[START OF GIVEN INFORMATION]

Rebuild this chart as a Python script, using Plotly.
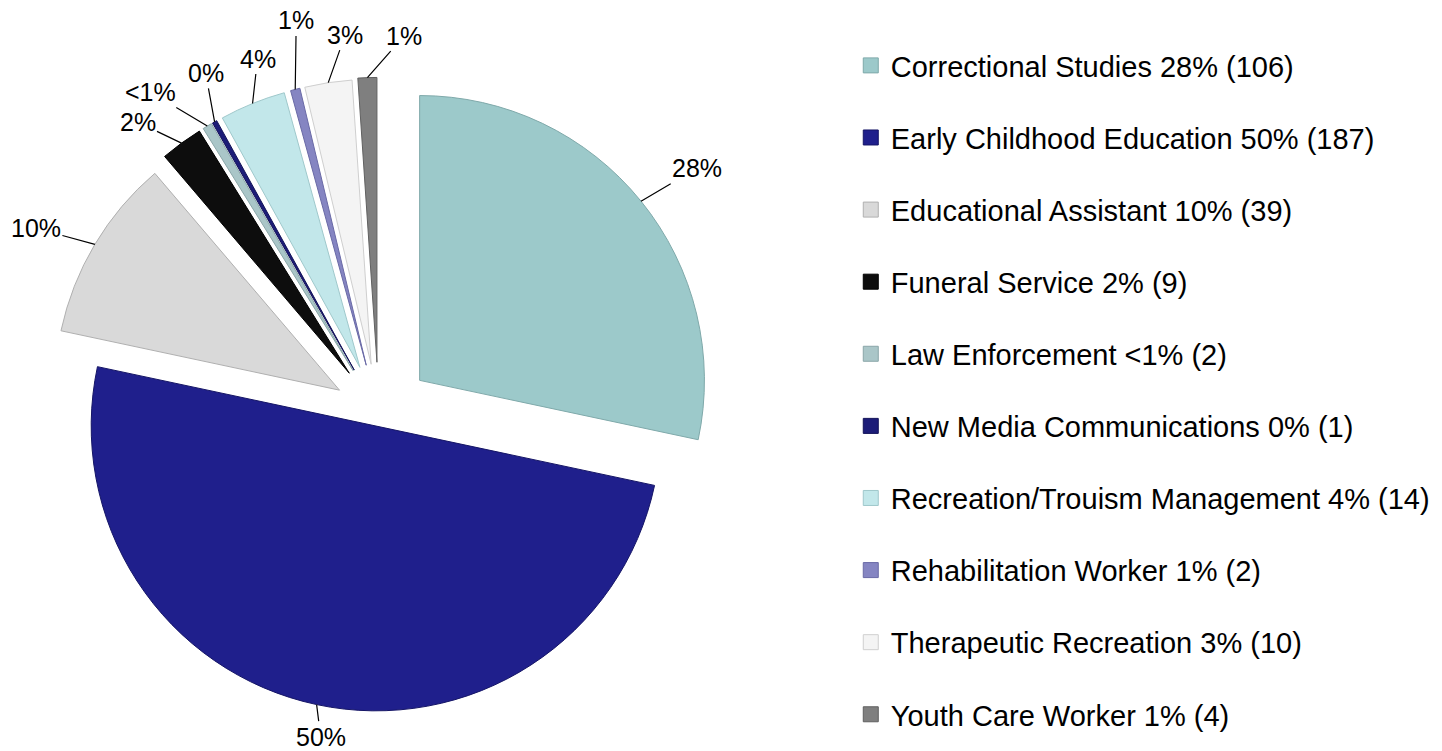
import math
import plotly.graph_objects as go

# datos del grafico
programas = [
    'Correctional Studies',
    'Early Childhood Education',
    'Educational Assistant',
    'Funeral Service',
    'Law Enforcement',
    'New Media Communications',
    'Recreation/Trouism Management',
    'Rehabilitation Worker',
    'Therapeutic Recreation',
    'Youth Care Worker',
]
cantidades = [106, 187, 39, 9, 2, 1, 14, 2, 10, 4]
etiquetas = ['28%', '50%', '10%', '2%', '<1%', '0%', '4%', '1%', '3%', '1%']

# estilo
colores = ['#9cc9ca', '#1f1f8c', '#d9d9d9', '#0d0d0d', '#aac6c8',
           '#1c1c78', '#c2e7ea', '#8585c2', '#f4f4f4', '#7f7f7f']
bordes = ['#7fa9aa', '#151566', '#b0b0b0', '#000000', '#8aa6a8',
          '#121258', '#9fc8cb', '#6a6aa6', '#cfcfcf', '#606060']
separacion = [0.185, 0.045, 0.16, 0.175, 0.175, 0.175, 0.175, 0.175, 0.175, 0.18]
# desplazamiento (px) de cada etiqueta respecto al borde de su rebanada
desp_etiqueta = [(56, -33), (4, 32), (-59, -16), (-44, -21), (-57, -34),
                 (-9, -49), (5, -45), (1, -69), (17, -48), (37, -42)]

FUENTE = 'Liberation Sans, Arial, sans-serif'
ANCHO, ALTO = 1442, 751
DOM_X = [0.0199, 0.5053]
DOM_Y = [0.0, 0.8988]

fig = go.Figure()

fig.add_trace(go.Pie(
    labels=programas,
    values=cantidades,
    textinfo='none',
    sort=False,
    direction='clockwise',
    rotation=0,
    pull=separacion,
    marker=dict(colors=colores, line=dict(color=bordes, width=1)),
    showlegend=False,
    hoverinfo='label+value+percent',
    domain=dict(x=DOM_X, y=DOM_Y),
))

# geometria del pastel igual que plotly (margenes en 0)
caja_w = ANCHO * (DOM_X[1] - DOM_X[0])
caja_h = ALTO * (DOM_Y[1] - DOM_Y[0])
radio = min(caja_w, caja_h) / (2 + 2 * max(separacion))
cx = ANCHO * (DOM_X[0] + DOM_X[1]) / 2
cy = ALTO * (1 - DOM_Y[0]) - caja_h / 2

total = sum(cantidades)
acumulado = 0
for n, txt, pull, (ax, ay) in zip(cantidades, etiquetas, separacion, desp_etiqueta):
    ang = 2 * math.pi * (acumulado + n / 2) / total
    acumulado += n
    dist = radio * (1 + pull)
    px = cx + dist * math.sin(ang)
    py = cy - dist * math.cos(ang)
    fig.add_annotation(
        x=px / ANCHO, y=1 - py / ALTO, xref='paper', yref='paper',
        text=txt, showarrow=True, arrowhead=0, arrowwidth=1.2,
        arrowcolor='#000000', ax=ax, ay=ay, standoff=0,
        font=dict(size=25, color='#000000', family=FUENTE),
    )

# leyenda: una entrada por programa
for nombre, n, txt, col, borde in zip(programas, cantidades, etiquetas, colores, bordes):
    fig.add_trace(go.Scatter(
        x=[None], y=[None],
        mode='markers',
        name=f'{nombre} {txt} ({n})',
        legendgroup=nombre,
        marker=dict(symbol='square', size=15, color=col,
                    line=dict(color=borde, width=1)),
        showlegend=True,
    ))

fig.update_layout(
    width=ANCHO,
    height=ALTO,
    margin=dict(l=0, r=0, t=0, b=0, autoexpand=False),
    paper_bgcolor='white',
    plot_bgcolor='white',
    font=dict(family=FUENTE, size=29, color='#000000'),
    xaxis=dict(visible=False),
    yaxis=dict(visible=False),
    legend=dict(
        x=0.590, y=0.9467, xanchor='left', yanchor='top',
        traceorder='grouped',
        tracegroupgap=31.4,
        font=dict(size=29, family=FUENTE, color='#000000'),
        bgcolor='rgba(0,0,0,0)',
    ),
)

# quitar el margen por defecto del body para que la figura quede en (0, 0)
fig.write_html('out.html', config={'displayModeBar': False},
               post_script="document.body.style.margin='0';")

[END OF GIVEN INFORMATION]

GIVEN EXERCISE: Up to and including the line with "import plotly.graph_objects as go", copy the data above from its first line. Skip pictures.

RESPONSE BELOW:
Rebuild this chart as a Python script, using Plotly.
import math
import plotly.graph_objects as go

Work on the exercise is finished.